Around $1.2 million dollars was returned to the National Bank of Cambodia (NBC) in the last three months from PRASAC, one of the largest financial institutions in Cambodia, after the NBC requested all commercial banks and microfinance institutions (MFIs) to send it the smallest US dollar banknotes.
The NBC gave a three-month deadline (June 1 to Aug 31) for all commercial banks and MFIs to collect $1, $2 and $5 bills so it can transport them to a foreign country.
The banks’ regulator said after Aug 31, the NBC will transfer the cost of exporting the notes to the commercial banks and MFIs. It added there will be no charge for accepting $10 notes and it will continue discussing with banks and MFIs to determine the exact date to stop accepting the small US dollar banknotes completely from commercial banks and MFIs.

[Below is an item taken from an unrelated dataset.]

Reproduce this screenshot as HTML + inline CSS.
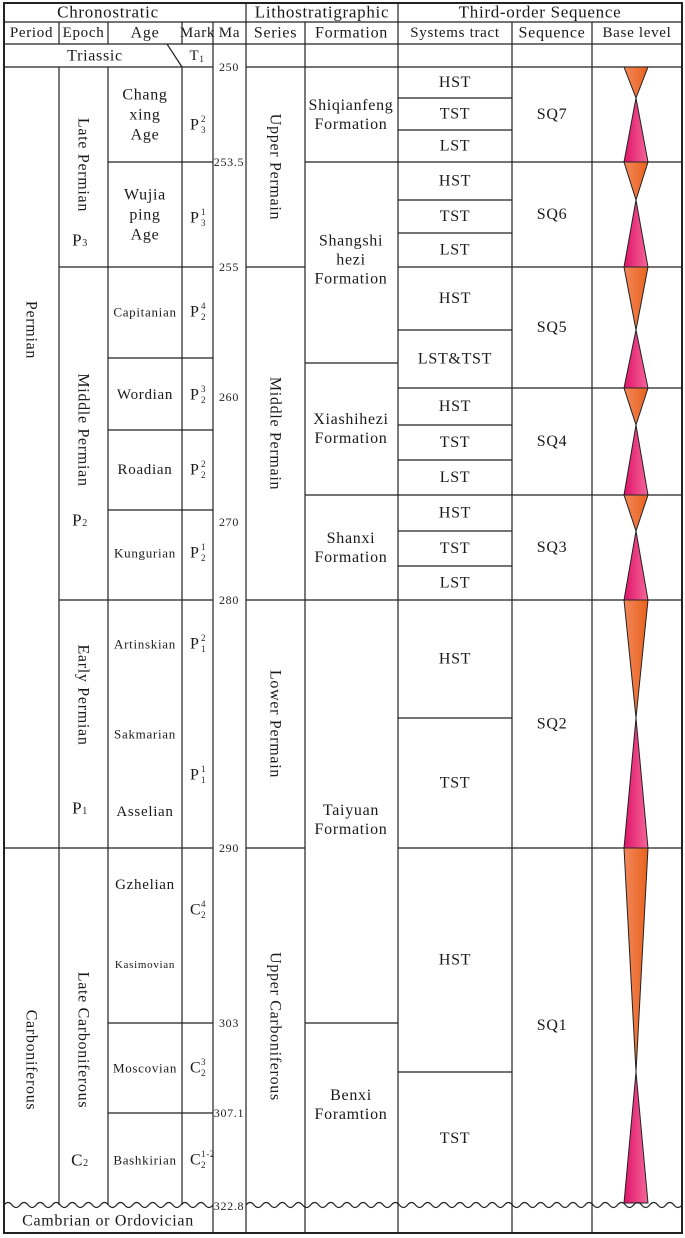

Say Sony, PRASAC’s executive vice-president, said: “After the deadline we are responsible for paying any transfer fees as per mentioned by the NBC. However, we can see a declining amount of smaller dollar notes being used recently so we don’t think there will be any problem.
“I think that this will be good for Cambodia because fewer US dollars will make it easier for us to manage. It will also make us more independent using our own currency.”
It has been speculated that de-dollarisation may make Cambodia’s currency the riel (KHR) stronger in years to come as well as make cashless payments even more popular.
David Van, a Cambodian entrepreneur, said NBC’s decision to phase out smaller US dollar notes seems to be a gradual but necessary move towards gradual de-dollarisation and encouraging further usage of riels.
“When the deadline passes, probably more people will use mobile banking
apps provided by banks, which saves the time and cost of handling cash for banks and merchants alike,” he said.
The reaction from the public towards this seems to be positive because businesses and consumers alike don’t seem to be burdened.
Over the last month Aeon Mall, Phnom Penh, has been giving change to customers in riels in exchange for $1, $2 and $5 notes.
One shopper at the mall, Srey Roth, said: “It does not really bother me that I was given change in Cambodian money. I always use riels anyway. I think that it is good that we are using our own currency. Hopefully this will strengthen Cambodian money in the future.”